I have mentioned the Redox Chemical Calcium Silicate product that I am working with. What we have seen on a research farm and on late planted plots was a 30-plus percent increase in sugar production within 46 hours as measured via Brix levels. How that translates into yields we will have to see. What was most noticeable besides very plump kernels were very soft and thick leaves and extremely strong stalks.

BioDyne Midwest

A few weeks ago an agronomist contacted my work partner to walk a few fields that were very healthy and green in a county in northwest Iowa that had only received .4″ of rain between June 1st and Aug 15th. While the neighboring fields were in serious moisture stress these fields treated with a new microbial mix looked great. Finding out what was causing the difference was something worth exploring. Since our first exposure to the product we have met with the small company’s officers and agronomist and things look very authentic. We visited the fields west of Pocahontas on Friday and what we saw were fields that should still yield over 200 Bu/A versus fields that are likely to be less than half of that goal. All of those fields were continuous corn, which is typically a handicap. And in spite of the dry conditions, most of the residue that ties up the nutrients from the previous crop had been decomposed. In an aerial thermographic photo the plants in the treated area remained dark green surrounded by yellow and red foliage that was much warmer and stressed. When I and other agronomists and growers toured these fields we all had our “Holy S- – t moment”. We have been looking for an easy, quick, and affordable method and product to use to boost microbial populations, Haney Scores and degrade corn residue. At this point the BioDyne 501 product in the fall and the 401 in the spring with the UAN or in-furrow look very promising.

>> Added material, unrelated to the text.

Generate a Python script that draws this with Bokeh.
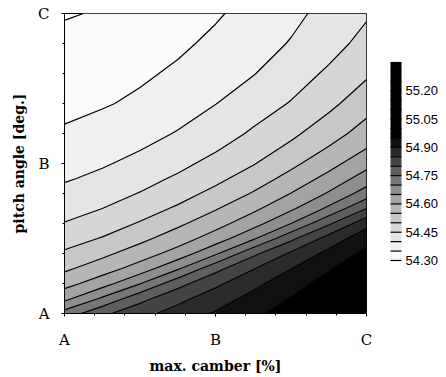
from bokeh.plotting import figure
from bokeh.models import FixedTicker, PrintfTickFormatter
from bokeh.embed import file_html
from bokeh.resources import INLINE
import numpy as np

# axes: A=0, B=1, C=2
camber = [0, 0.25, 0.5, 0.75, 1.0, 1.25, 1.5, 1.75, 2.0]
pitch = [0, 0.1, 0.2, 0.3, 0.4, 0.5, 0.6, 0.7, 0.8, 0.9, 1.0, 1.1, 1.2, 1.4, 1.6, 1.8, 2.0]
tick_vals = [0, 1, 2]
tick_labels = ["A", "B", "C"]

z_p00 = [54.720, 54.789, 54.833, 54.871, 54.905, 54.939, 54.973, 55.011, 55.050]
z_p01 = [54.636, 54.707, 54.784, 54.835, 54.877, 54.915, 54.953, 54.991, 55.031]
z_p02 = [54.581, 54.628, 54.698, 54.782, 54.839, 54.887, 54.929, 54.970, 55.011]
z_p03 = [54.541, 54.576, 54.622, 54.693, 54.784, 54.847, 54.899, 54.945, 54.990]
z_p04 = [54.507, 54.538, 54.575, 54.620, 54.692, 54.788, 54.858, 54.914, 54.964]
z_p05 = [54.479, 54.503, 54.537, 54.576, 54.623, 54.693, 54.788, 54.870, 54.932]
z_p06 = [54.452, 54.476, 54.504, 54.540, 54.581, 54.630, 54.700, 54.792, 54.884]
z_p07 = [54.432, 54.450, 54.477, 54.507, 54.546, 54.589, 54.641, 54.710, 54.800]
z_p08 = [54.413, 54.431, 54.452, 54.480, 54.514, 54.554, 54.601, 54.655, 54.723]
z_p09 = [54.395, 54.411, 54.433, 54.457, 54.487, 54.524, 54.567, 54.616, 54.673]
z_p10 = [54.382, 54.395, 54.413, 54.437, 54.465, 54.497, 54.538, 54.582, 54.634]
z_p11 = [54.369, 54.382, 54.398, 54.418, 54.445, 54.476, 54.511, 54.554, 54.600]
z_p12 = [54.355, 54.368, 54.384, 54.403, 54.426, 54.457, 54.490, 54.527, 54.573]
z_p14 = [54.339, 54.346, 54.358, 54.377, 54.399, 54.425, 54.453, 54.488, 54.528]
z_p16 = [54.324, 54.332, 54.343, 54.357, 54.374, 54.398, 54.426, 54.458, 54.493]
z_p18 = [54.310, 54.318, 54.328, 54.342, 54.359, 54.380, 54.403, 54.431, 54.466]
z_p20 = [54.297, 54.303, 54.314, 54.328, 54.345, 54.365, 54.388, 54.415, 54.444]

levels = [54.30, 54.35, 54.40, 54.45, 54.50, 54.55, 54.60, 54.65, 54.70, 54.75,
          54.80, 54.85, 54.90, 54.95, 55.00, 55.05, 55.10, 55.15, 55.20, 55.25,
          55.30, 55.35]
cbar_ticks = [54.30, 54.45, 54.60, 54.75, 54.90, 55.05, 55.20]

Z = np.array([z_p00, z_p01, z_p02, z_p03, z_p04, z_p05, z_p06, z_p07, z_p08,
              z_p09, z_p10, z_p11, z_p12, z_p14, z_p16, z_p18, z_p20])

palette = ["#fbfbfb", "#f0f0f0", "#e4e4e4", "#d6d6d6", "#c7c7c7", "#b6b6b6",
           "#a3a3a3", "#8e8e8e", "#777777", "#5e5e5e", "#444444", "#2a2a2a",
           "#111111", "#000000", "#000000", "#000000", "#000000", "#000000",
           "#000000", "#000000", "#000000"]

p = figure(frame_width=302, frame_height=300, x_range=(0, 2), y_range=(0, 2),
           output_backend="svg", toolbar_location=None,
           min_border_left=64, min_border_right=72, min_border_top=13, min_border_bottom=50)
p.xgrid.visible = False
p.ygrid.visible = False
p.outline_line_color = "black"
p.outline_line_width = 1

cr = p.contour(x=camber, y=pitch, z=Z, levels=levels, fill_color=palette,
               line_color="black", line_width=1.2)

minor = [0.2 * i for i in range(11)]
serif = "DejaVu Serif"
for ax in (p.xaxis[0], p.yaxis[0]):
    ax.ticker = FixedTicker(ticks=tick_vals, minor_ticks=minor)
    ax.major_label_overrides = {v: l for v, l in zip(tick_vals, tick_labels)}
    ax.major_label_text_font = serif
    ax.major_label_text_font_size = "15px"
    ax.major_label_text_color = "black"
    ax.axis_label_text_font = serif
    ax.axis_label_text_font_size = "14px"
    ax.axis_label_text_font_style = "bold"
    ax.axis_label_text_color = "black"
    ax.axis_line_color = "black"
    ax.major_tick_line_color = "black"
    ax.minor_tick_line_color = "black"
    ax.major_tick_out = 3
    ax.major_tick_in = 0
    ax.minor_tick_out = 2
    ax.minor_tick_in = 0

p.xaxis.axis_label = "max. camber [%]"
p.yaxis.axis_label = "pitch angle [deg.]"
p.xaxis.major_label_standoff = 14
p.xaxis.axis_label_standoff = 6
p.yaxis.major_label_standoff = 12
p.yaxis.axis_label_standoff = 8
p.yaxis.major_label_orientation = "horizontal"

cb = cr.construct_color_bar(
    width=11, height=198, padding=0, location=(326, 53),
    formatter=PrintfTickFormatter(format="%.2f"),
    major_label_text_font="Liberation Sans",
    major_label_text_font_size="13px",
    major_label_text_color="black",
    major_tick_line_color=None,
    bar_line_color="black",
    label_standoff=4,
    background_fill_alpha=0,
    border_line_color=None,
)
cb.ticker = FixedTicker(ticks=cbar_ticks)
p.add_layout(cb, "center")

open("out.html", "w").write(file_html(p, INLINE))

So with the realization that there are no silver bullets but different products that can be used in a systems approach, I see these microbials fitting in very nicely in the cropping system for quite a few people. Knowing the John Kempf, the young Amish Ag consultant from Ohio, when asked if he liked the term sustainable agriculture, responded by saying he saw nothing worth sustaining, and that he preferred a ‘regenerative program’, where the soils, soil biology and soil health were restored to higher levels.

We will have to follow up and make sure Haney and PLFA analyses are done on soil samples from those fields over this and the next few growing seasons. But the issue or managing the residue from heavier populations with good stalk quality will be an issue again this fall. The 501 looks like a product that is worth trying on some of your acres.

I cut up a basket full of stalks yesterday to do the buried bag test to see what percent of the residue is gone after set intervals. If residue is degraded/converted to humus it acts as a sponge to soak up moisture, aid in increasing moisture infiltration, and acts as a storehouse for minerals for the next crop.

Be sure to carry a note pad while you are harvesting to write down what you are observing. Things always get busy and too much stuff can be forgotten. Facts and thoughts are valuable when you are formulating next year’s plans.